Amnesty or restorative justice?

Nine months after El Salvador's Supreme Judicial Court nullified a 1993 amnesty law which blocked the prosecution of war crimes committed during the country’s civil war, the online periodical El Faro now reports that the FMLN government of Salvador Sánchez Cerén is preparing draft legislation to implement the court ruling and replace the amnesty law.

The government is reportedly working with a Colombian lawyer, Juanita Goebertus, who is represented to be an expert in "transitional justice" and who worked on the peace accords signed in 2016 between the government of Colombia and the FARC guerrillas.
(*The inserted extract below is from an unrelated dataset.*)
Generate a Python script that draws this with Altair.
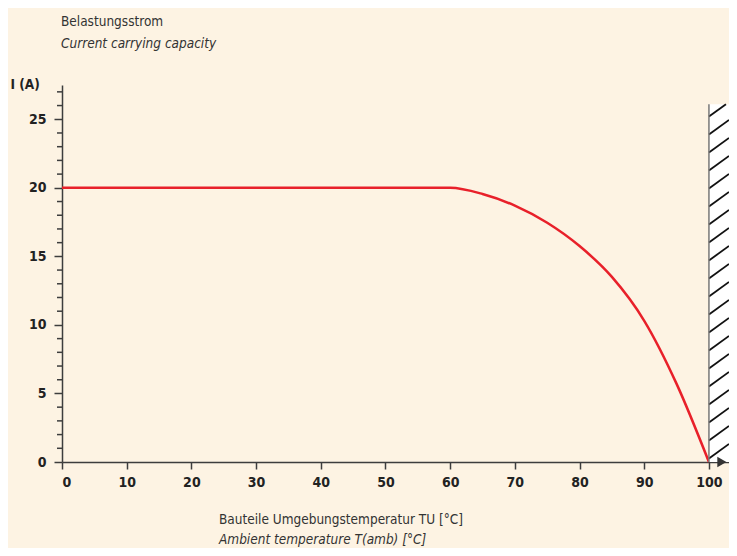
import altair as alt
import pandas as pd
import numpy as np

# ---- data ----
temp = [0, 10, 20, 30, 40, 50, 60, 65, 70, 75, 80, 85, 90, 95, 100]
current = [20, 20, 20, 20, 20, 20, 20, 19.55, 18.7, 17.45, 15.75, 13.5, 10.3, 5.7, 0]

x_ticks = [0, 10, 20, 30, 40, 50, 60, 70, 80, 90, 100]
y_major = [0, 5, 10, 15, 20, 25]
y_minor = [1, 2, 3, 4, 6, 7, 8, 9, 11, 12, 13, 14, 16, 17, 18, 19, 21, 22, 23, 24, 26, 27]

title_de = "Belastungsstrom"
title_en = "Current carrying capacity"
xlab_de = "Bauteile Umgebungstemperatur TU [°C]"
xlab_en = "Ambient temperature T(amb) [°C]"
ylab = "I (A)"

# ---- geometry ----
X_MAX = 103.1
Y_MAX = 27.5
LIMIT_T = 100
HATCH_TOP = 26.1
W, H = 667, 377

FONT = "DejaVu Sans Condensed, Liberation Sans Narrow, sans-serif"
BG = "#FDF3E3"
AX = "#3d3d3d"

df = pd.DataFrame({"T": temp, "I": current})

xs = alt.Scale(domain=[0, X_MAX], nice=False, zero=False)
ys = alt.Scale(domain=[0, Y_MAX], nice=False, zero=False)

# hatched forbidden zone
zone = pd.DataFrame({"x": [LIMIT_T], "x2": [X_MAX], "y": [0], "y2": [HATCH_TOP]})
slope = 0.72 * (W / X_MAX) / (H / Y_MAX)
spacing = 18 / (H / Y_MAX)
segs = []
span = X_MAX - LIMIT_T
for y0 in np.arange(-slope * span, HATCH_TOP, spacing):
    if y0 >= 0:
        x1, y1 = LIMIT_T, y0
    else:
        x1, y1 = LIMIT_T + (-y0) / slope, 0.0
    yend = y0 + slope * span
    if yend <= HATCH_TOP:
        x2, y2 = X_MAX, yend
    else:
        x2 = LIMIT_T + (HATCH_TOP - y0) / slope
        y2 = HATCH_TOP
    segs.append({"x": x1, "y": y1, "x2": x2, "y2": y2})
hatch = pd.DataFrame(segs)

line = alt.Chart(df).mark_line(color="#E8202A", strokeWidth=2.5, interpolate="monotone").encode(
    x=alt.X("T:Q", scale=xs,
            axis=alt.Axis(values=x_ticks, title=None, tickSize=7, labelPadding=6,
                          labelFontSize=14, labelFontWeight="bold", labelOverlap=False)),
    y=alt.Y("I:Q", scale=ys,
            axis=alt.Axis(values=y_major, title=ylab, titleAngle=0, titleX=-52, titleY=3,
                          titleAlign="left", titleBaseline="alphabetic",
                          titleFontSize=13.5, titleFontWeight="bold",
                          tickSize=8, labelPadding=8, labelOverlap=False,
                          labelFontSize=14, labelFontWeight="bold")),
)

minor = alt.Chart(pd.DataFrame({"v": y_minor})).mark_rule(color=AX, strokeWidth=1.5).encode(
    x=alt.value(-5), x2=alt.value(0), y=alt.Y("v:Q", scale=ys))

zone_rect = alt.Chart(zone).mark_rect(fill="white").encode(
    x=alt.X("x:Q", scale=xs), x2="x2:Q",
    y=alt.Y("y:Q", scale=ys), y2="y2:Q")
hatch_lines = alt.Chart(hatch).mark_rule(color="#111111", strokeWidth=1.8).encode(
    x=alt.X("x:Q", scale=xs), x2="x2:Q",
    y=alt.Y("y:Q", scale=ys), y2="y2:Q")
zone_edge = alt.Chart(zone).mark_rule(color="#777777", strokeWidth=1.5).encode(
    x=alt.X("x:Q", scale=xs), y=alt.Y("y:Q", scale=ys), y2="y2:Q")

arrow = alt.Chart(pd.DataFrame({"x": [X_MAX - 1.1], "y": [0]})).mark_point(
    shape="triangle-right", filled=True, color="#333333", size=110, opacity=1).encode(
    x=alt.X("x:Q", scale=xs), y=alt.Y("y:Q", scale=ys))

def label(txt, x, y, italic=False):
    return alt.Chart(pd.DataFrame({"t": [txt]})).mark_text(
        align="left", baseline="alphabetic", font=FONT, fontSize=13.5,
        fontStyle="italic" if italic else "normal", color="#333333").encode(
        text="t:N", x=alt.value(x), y=alt.value(y))

texts = (label(title_de, -1, -59) + label(title_en, -1, -37, True)
         + label(xlab_de, 157, 439) + label(xlab_en, 157, 459, True))

chart = alt.layer(line, minor, zone_rect, hatch_lines, zone_edge, arrow, texts).properties(
    width=W, height=H, background=BG,
    padding={"left": 54, "top": 77, "right": 0, "bottom": 86},
    autosize=alt.AutoSizeParams(type="none"),
).configure_view(stroke=None).configure_axis(
    grid=False, domainColor=AX, domainWidth=1.5, tickColor=AX, tickWidth=1.5,
    labelColor="#222222", labelFont=FONT, titleFont=FONT, titleColor="#222222",
)

chart.save("out.html", embed_options={"renderer": "svg", "actions": False})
One issue which must be addressed in this effort is the definition of what acts committed during the war are still protected from prosecution.  The ruling of the court only nullified the amnesty law as it applied to "crimes against humanity."   Acts which do not rise to the level of a crime against humanity are still protected by the amnesty law:  
Los hechos excluidos de la amnistía tras la finalización del conflicto armado, son los casos contenidos en el Informe de la Comisión de la Verdad, así como aquellos otros de igual o mayor gravedad y trascendencia, que pudieran ser imputados a ambas partes… 
[y] hechos que puedan calificarse como crímenes de lesa humanidad y crímenes de guerra constitutivos de graves violaciones al Derecho Internacional Humanitario. 
The acts excluded from the amnesty after the conclusion of the armed conflict are the cases contained in the report of the Truth Commission, as well as those others of equal or greater gravity and transcendence, that could be attributed to both parties…. 
[and] acts that could be characterized as crimes against humanity and war crimes constituting serious violations of International Human Rights.
On one extreme, everyone agrees that a massacre of hundreds of children and civilians like the massacre at El Mozote is a crime against humanity.    On the other extreme, if there was an armed skirmish between the Salvadoran armed forces and guerrilla fighters, if a guerrilla shot and killed a soldier and/or a soldier shot and killed a guerrilla during the skirmish, those deaths would remain subject to the amnesty law.  

But where do you draw the line between those extremes?   Is it the number of civilian victims?    That might suggest that the assassination of Oscar Romero is not a crime against humanity because it was a murder of a single civilian.    If it is not the number of victims, what are the special circumstances which make something a crime against humanity?    If armed forces massacred a campesino family of 5 people, is that massacre standing alone a crime against humanity?  If guerrillas kidnapped and murdered a prominent businessman, is that a war crime?

Up to now, the only real guidance from the court is that El Salvador should look to the UN Truth Commission Report for examples of crimes against humanity.   Purportedly the legislation to be introduced will attempt to provide a more robust definition.

The second issue which must be addressed is whether perpetrators of crimes against humanity will face criminal punishment including jail time.    The El Faro report suggests that both ARENA and the FMLN would like legislation in which the possibility of jail time is eliminated.  What is left unclear is what process will exist to judge responsibility for these crimes and what reparations might be available to victims.    Nor is it clear if the victims have had a voice in defining any of this process.

What might restorative justice look like in El Salvador with respect to the wounds of 12 years of civil war?    A good illustration is provided by the International Tribunal for the Application of Restorative Justice in El Salvador.   This tribunal has been annually sponsored by the Human Rights Institute at the University of Central America (IDHUCA) since 2009.   International human rights lawyers and judges come to El Salvador for three day sessions to hear the testimony of victims of massacres and other crimes committed during the civil war.   While the tribunal has no actual power, it provides an opportunity for the victims to be heard and acknowledged, many of them for the first time.  This week the tribunal will again be convening, this year in Morazan department.

There is much to debate in deciding how the crimes of the past should be addressed.  Victims voices need to be heard.  Unfortunately, the parties with the power to write legislation are the parties with the greatest incentive to be closer to amnesty than justice.